Repeat the full listing, word for word.

——————

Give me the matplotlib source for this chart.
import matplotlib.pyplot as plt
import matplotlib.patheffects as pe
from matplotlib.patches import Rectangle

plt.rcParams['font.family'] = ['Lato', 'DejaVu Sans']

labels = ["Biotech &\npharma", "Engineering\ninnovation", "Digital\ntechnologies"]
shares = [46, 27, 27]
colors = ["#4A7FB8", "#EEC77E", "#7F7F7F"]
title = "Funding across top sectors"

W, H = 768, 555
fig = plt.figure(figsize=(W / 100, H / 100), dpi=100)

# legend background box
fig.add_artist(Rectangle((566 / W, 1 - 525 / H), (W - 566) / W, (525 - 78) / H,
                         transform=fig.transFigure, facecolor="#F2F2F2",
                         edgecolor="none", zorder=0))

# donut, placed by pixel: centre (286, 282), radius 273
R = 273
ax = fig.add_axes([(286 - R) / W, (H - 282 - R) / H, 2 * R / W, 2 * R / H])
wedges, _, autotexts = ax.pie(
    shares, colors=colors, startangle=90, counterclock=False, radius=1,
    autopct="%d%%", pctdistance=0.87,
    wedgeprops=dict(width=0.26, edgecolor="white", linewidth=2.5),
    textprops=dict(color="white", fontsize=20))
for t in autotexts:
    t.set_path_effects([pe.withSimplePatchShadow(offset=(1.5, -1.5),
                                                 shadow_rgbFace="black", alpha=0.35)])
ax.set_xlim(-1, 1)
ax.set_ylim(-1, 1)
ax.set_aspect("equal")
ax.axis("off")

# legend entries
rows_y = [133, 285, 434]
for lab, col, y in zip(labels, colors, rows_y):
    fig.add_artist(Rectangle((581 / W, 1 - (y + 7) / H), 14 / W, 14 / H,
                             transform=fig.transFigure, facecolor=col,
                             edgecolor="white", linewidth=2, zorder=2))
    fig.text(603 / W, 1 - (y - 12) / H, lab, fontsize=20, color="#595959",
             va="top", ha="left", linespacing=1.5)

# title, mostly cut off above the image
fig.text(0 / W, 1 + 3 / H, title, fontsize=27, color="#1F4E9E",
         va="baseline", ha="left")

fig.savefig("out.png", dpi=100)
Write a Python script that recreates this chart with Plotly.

——————

[OUTPUT OF THE TASK]:
Give me the matplotlib source for this chart.
import matplotlib.pyplot as plt
import matplotlib.patheffects as pe
from matplotlib.patches import Rectangle

plt.rcParams['font.family'] = ['Lato', 'DejaVu Sans']

labels = ["Biotech &\npharma", "Engineering\ninnovation", "Digital\ntechnologies"]
shares = [46, 27, 27]
colors = ["#4A7FB8", "#EEC77E", "#7F7F7F"]
title = "Funding across top sectors"

W, H = 768, 555
fig = plt.figure(figsize=(W / 100, H / 100), dpi=100)

# legend background box
fig.add_artist(Rectangle((566 / W, 1 - 525 / H), (W - 566) / W, (525 - 78) / H,
                         transform=fig.transFigure, facecolor="#F2F2F2",
                         edgecolor="none", zorder=0))

# donut, placed by pixel: centre (286, 282), radius 273
R = 273
ax = fig.add_axes([(286 - R) / W, (H - 282 - R) / H, 2 * R / W, 2 * R / H])
wedges, _, autotexts = ax.pie(
    shares, colors=colors, startangle=90, counterclock=False, radius=1,
    autopct="%d%%", pctdistance=0.87,
    wedgeprops=dict(width=0.26, edgecolor="white", linewidth=2.5),
    textprops=dict(color="white", fontsize=20))
for t in autotexts:
    t.set_path_effects([pe.withSimplePatchShadow(offset=(1.5, -1.5),
                                                 shadow_rgbFace="black", alpha=0.35)])
ax.set_xlim(-1, 1)
ax.set_ylim(-1, 1)
ax.set_aspect("equal")
ax.axis("off")

# legend entries
rows_y = [133, 285, 434]
for lab, col, y in zip(labels, colors, rows_y):
    fig.add_artist(Rectangle((581 / W, 1 - (y + 7) / H), 14 / W, 14 / H,
                             transform=fig.transFigure, facecolor=col,
                             edgecolor="white", linewidth=2, zorder=2))
    fig.text(603 / W, 1 - (y - 12) / H, lab, fontsize=20, color="#595959",
             va="top", ha="left", linespacing=1.5)

# title, mostly cut off above the image
fig.text(0 / W, 1 + 3 / H, title, fontsize=27, color="#1F4E9E",
         va="baseline", ha="left")

fig.savefig("out.png", dpi=100)
Write a Python script that recreates this chart with Plotly.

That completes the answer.